Huawei Technologies Co (華為) on Thursday unveiled the Mate 40 smartphone series, potentially its last major release powered by its self-designed Kirin chips.
China’s biggest technology company by sales has been stockpiling chips to get its signature device out in time to compete with Apple Inc’s iPhone 12 over the holidays.
Huawei would then have to overhaul its smartphone lineup after US sanctions that took effect last month curtail its ability to design and manufacture advanced in-house chips by cutting it off from the likes of chipmaker Taiwan Semiconductor Manufacturing Co (台積電).
Huawei’s consumer devices group, led by Richard Yu (余承東), had already been prevented from shipping handsets with the full Google-augmented Android experience, but that did not stop it from surpassing Samsung Electronics Co to become the world’s best-selling smartphone maker in the summer, largely on the strength of growing domestic sales.
Without a contractor to produce its own chips or the ability to buy processors from a supplier such as Qualcomm Inc, prognostications for the division’s future are less rosy.
“We are suffering from the US government’s third-round ban.
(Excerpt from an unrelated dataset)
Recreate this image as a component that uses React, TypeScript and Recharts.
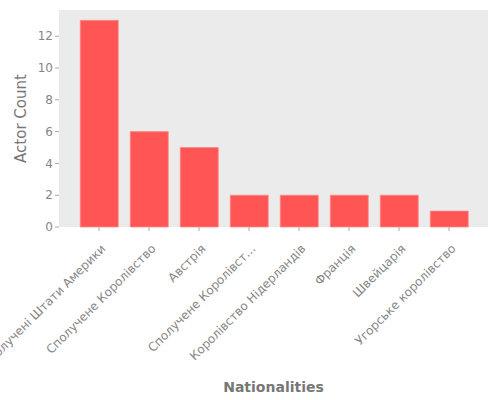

This unfair ban,” Yu said in a livestreamed presentation, adding that the sanctions make things extremely difficult.
However, he did open the event by saying that “at Huawei, we continue to dare to dream for a bright future together.”
Huawei’s third-quarter revenue growth slowed to 3.7 percent as the sanctions exacted a toll on the consumer business, of which the Mate series is the showpiece.
Revenue in the first nine months of the year was up 9.9 percent year-on-year and its net profit margin for the period was 8 percent, compared with 9.2 percent for the first half.
US sanctions against shipments to Huawei took effect last month, cutting off the supply of vital semiconductors and other equipment needed to make its smartphones and servers.
The 6.5-inch Mate 40 and 6.76-inch Mate 40 Pro feature the 5-nanometer Kirin 9000 processor, second to Apple’s A14 chip to offer that advanced manufacturing node in consumer devices.
The system-on-chip contains 15.3 billion transistors, including eight central processing unit cores maxing out at a speed of 3.13 gigahertz, and 24 graphic processing unit cores that Huawei claims give it 52 percent faster graphics than Qualcomm’s best offering.
Both devices have sloping glass sides and in-display fingerprint sensors.
The new rear “Space Ring” design accommodating Huawei’s multi-camera system is reminiscent of the control wheel of the iPod.
It has a 50-megapixel main camera accompanied by zoom and ultrawide lenses.
Although prevented from doing business with technological partners and suppliers, Huawei still touts Leica co-branding on its imaging hardware and is once again offering a Porsche Design edition of its new flagship smartphone.
The company also announced a new pair of over-ear headphones and new home speakers in collaboration with French audio brand Devialet SA.
Huawei is the market leader in China, where the mobile software ecosystem is fleshed out with vendor-specific apps and stores, alongside a reliance on Tencent Holdings Ltd’s (騰訊) WeChat as a mini operating system.
The Mate 40 gives Huawei a response to Apple’s new 5G-enabled iPhones and extends the period of time before it has to completely rethink its consumer devices strategy.
The Mate 40 is to go on sale for 899 euros (US$1,064), the Mate 40 Pro for 1,199 euros and a Mate 40 Pro Plus with further upgrades for 1,399 euros, although the company did not specify a release date.